Como los ciegos, dobla la voz sin conocer a nadie.
Arras sobre su pecho abierto,
sobre su boca, trece monedas de oro. Es la mala
fortuna de los príncipes,
que se hace de rogar.
Camino de ninguna historia, la ciudad se defiende y
esconde el estandarte de su línea del cielo, los palacios
permanecen a resguardo del bosque, edificando sombras,
arcos y luminosos portales.
El buhonero se nombra, se despide, se fisga y se
insinúa en medio
de la conversación; sus manos cargan con el signo
de los años perdidos, sus dedos proliferan,
mansos sarmientos. Del hospital brota una columna
de humo, invisible entre la niebla y las estelas sucias de los árboles.

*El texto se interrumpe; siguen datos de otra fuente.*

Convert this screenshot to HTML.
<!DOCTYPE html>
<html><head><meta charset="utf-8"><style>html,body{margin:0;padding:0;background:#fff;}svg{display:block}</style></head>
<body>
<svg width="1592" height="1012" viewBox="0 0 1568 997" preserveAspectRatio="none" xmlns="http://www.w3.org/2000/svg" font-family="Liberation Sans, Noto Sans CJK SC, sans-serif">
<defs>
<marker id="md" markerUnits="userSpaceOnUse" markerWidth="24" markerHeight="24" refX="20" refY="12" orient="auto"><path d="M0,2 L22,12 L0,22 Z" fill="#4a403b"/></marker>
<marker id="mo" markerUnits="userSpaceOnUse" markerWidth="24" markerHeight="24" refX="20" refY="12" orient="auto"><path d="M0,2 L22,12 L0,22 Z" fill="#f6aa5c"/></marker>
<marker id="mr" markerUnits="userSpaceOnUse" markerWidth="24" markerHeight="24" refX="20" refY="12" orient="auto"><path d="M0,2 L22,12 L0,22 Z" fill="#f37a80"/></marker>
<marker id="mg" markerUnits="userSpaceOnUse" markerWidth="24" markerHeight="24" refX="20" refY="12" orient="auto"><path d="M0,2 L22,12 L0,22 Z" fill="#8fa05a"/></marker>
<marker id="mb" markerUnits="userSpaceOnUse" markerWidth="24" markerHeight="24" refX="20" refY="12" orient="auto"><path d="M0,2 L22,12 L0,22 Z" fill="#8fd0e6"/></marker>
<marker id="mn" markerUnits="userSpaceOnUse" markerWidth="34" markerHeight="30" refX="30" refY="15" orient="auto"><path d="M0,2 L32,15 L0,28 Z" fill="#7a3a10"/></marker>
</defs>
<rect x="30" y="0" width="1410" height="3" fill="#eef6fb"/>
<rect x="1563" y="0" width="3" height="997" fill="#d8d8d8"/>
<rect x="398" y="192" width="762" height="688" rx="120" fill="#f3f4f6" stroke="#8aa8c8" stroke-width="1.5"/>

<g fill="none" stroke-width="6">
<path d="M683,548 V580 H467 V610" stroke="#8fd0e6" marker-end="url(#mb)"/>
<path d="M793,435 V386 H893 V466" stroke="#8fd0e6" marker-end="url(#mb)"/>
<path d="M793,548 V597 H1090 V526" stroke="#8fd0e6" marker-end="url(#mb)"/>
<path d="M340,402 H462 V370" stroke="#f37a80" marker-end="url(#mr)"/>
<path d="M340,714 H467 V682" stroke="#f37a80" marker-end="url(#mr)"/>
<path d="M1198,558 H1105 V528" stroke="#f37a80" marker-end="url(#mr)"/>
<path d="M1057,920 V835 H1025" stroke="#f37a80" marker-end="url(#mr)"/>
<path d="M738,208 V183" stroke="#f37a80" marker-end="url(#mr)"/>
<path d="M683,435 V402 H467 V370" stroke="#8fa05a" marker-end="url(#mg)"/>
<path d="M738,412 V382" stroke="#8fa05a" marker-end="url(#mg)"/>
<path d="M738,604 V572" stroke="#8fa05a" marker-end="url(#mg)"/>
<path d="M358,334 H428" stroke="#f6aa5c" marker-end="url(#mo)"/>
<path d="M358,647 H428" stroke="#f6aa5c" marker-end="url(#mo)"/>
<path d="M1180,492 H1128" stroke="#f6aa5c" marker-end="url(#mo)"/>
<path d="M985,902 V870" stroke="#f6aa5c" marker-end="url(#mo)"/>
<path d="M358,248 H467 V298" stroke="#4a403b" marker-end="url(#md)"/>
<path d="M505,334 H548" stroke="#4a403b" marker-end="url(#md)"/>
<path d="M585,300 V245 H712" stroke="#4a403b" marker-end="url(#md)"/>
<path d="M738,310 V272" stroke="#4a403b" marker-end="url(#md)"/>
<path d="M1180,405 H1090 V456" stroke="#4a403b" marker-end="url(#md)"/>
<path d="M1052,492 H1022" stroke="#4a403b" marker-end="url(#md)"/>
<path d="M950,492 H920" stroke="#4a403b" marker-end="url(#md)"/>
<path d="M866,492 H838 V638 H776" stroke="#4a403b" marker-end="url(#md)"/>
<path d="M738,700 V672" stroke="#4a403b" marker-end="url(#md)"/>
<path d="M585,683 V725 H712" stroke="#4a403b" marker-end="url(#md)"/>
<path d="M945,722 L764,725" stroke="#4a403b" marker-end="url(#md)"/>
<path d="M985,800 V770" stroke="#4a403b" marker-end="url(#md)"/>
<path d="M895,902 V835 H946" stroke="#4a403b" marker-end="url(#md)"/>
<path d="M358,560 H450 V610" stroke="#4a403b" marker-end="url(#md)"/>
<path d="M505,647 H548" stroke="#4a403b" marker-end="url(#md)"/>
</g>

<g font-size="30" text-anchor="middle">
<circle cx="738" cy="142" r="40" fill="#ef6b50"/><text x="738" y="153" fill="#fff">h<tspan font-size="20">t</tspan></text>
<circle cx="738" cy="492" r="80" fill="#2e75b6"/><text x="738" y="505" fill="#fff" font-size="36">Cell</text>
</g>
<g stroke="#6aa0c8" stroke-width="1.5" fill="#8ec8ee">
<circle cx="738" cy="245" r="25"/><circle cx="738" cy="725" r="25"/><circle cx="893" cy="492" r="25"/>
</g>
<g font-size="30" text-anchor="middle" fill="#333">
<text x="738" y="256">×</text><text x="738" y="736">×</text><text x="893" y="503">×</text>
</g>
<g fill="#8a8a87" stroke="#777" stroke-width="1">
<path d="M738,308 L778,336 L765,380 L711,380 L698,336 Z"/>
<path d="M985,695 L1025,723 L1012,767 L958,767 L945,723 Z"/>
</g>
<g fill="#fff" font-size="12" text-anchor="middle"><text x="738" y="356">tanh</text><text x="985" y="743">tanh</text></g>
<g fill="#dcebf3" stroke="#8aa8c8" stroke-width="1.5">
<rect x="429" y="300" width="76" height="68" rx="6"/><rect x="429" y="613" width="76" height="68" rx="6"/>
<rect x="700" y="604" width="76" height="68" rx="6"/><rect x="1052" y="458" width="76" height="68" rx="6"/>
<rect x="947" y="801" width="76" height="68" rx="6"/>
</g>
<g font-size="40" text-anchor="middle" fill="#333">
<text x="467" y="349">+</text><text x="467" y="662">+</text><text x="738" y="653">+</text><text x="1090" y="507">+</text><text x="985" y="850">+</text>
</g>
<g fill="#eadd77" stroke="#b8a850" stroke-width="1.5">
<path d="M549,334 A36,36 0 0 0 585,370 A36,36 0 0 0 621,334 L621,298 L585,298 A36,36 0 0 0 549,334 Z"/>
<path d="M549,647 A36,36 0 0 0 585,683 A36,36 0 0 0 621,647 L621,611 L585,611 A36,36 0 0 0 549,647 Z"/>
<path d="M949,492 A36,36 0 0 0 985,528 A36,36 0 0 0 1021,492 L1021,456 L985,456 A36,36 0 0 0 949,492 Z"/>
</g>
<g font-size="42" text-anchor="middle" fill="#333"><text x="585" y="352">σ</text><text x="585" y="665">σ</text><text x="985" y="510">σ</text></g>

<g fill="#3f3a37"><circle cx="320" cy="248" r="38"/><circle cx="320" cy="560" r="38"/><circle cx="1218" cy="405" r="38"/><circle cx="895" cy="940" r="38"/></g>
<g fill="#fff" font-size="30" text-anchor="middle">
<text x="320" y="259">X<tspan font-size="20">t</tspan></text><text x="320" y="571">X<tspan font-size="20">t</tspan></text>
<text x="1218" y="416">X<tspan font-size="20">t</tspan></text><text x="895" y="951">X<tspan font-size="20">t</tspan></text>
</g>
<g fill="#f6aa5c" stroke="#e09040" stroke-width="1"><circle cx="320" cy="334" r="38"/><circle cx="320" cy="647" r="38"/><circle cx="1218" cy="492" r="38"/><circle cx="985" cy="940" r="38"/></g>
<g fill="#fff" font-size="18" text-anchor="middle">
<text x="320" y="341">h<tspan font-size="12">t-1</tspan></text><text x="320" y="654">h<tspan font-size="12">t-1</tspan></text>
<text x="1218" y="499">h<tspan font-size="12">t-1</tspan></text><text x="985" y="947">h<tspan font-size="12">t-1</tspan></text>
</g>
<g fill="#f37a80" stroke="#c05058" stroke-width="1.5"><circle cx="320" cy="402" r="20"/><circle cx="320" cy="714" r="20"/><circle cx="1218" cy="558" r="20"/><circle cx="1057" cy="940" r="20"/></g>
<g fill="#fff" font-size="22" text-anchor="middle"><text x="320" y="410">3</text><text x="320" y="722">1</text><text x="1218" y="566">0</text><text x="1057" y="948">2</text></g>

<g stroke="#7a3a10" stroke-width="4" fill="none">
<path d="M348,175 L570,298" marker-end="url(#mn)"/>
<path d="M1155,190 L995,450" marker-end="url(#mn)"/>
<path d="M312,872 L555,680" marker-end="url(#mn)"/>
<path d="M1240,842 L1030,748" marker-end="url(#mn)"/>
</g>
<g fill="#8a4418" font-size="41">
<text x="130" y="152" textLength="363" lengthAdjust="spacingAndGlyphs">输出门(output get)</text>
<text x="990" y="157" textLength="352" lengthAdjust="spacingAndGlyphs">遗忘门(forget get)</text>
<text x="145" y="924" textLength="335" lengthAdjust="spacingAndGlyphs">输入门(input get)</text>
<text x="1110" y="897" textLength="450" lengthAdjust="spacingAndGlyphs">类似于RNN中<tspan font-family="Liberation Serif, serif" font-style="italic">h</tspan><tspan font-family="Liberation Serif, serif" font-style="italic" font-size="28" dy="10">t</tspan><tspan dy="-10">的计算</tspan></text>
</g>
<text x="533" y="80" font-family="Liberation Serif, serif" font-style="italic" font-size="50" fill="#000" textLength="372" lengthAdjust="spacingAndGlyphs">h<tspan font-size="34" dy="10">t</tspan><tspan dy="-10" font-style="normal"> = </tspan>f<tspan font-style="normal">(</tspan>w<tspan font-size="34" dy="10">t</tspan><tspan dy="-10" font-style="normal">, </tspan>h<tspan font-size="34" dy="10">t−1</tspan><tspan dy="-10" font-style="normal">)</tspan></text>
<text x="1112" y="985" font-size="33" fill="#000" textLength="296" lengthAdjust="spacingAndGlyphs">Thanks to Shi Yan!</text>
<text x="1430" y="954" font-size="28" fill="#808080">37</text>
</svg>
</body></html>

Torres blancas que avanzan hacia el puro abismo de
la salvación, cofres
que rondan la riqueza y vislumbran un pasado
retórico (o feliz).
Ella tiene que elegir un noble abatimiento, la
sinrazón que anula profecías y salmos, el salvaje
descuento de todas sus presencias. Grabada en un
carmín de plomo, en la nube que salta
dolorosamente. El sol ha de salir por debajo de
Marte,
con el aire de cara y la música tropezando en el
dorado micro del rap.
Las chicas usan su poder, pero ella conduce una
manada de ingenios,
larvas y motores. La farmacia dispensa órdenes
sagradas, las montañas auscultan la tormenta, ahora,
ha perdido peso la lluvia. Este cuadro ya explota:
el parque ha decidido regar
una estación del universo. Jordan se cansa de
esperar, sigue esperando.
Como aterrizan las perlas en su garganta débil, su
canto se prolonga como un adiós
entre puñales. Las pantallas discuten la longitud
del viento, giran al terror sin avisar siquiera, con una levedad
que no es del mundo. El arte ha naufragado de nuevo
y Roma arde de pie.
Porque el sueño es intención del arte y prende como
las selvas de Montana o el organismo boreal de Alberta,
se deposita en la tierra como un río de lava asustadiza,
sucumbe a las promesas
áureas de los comediantes y a la amplitud del mal.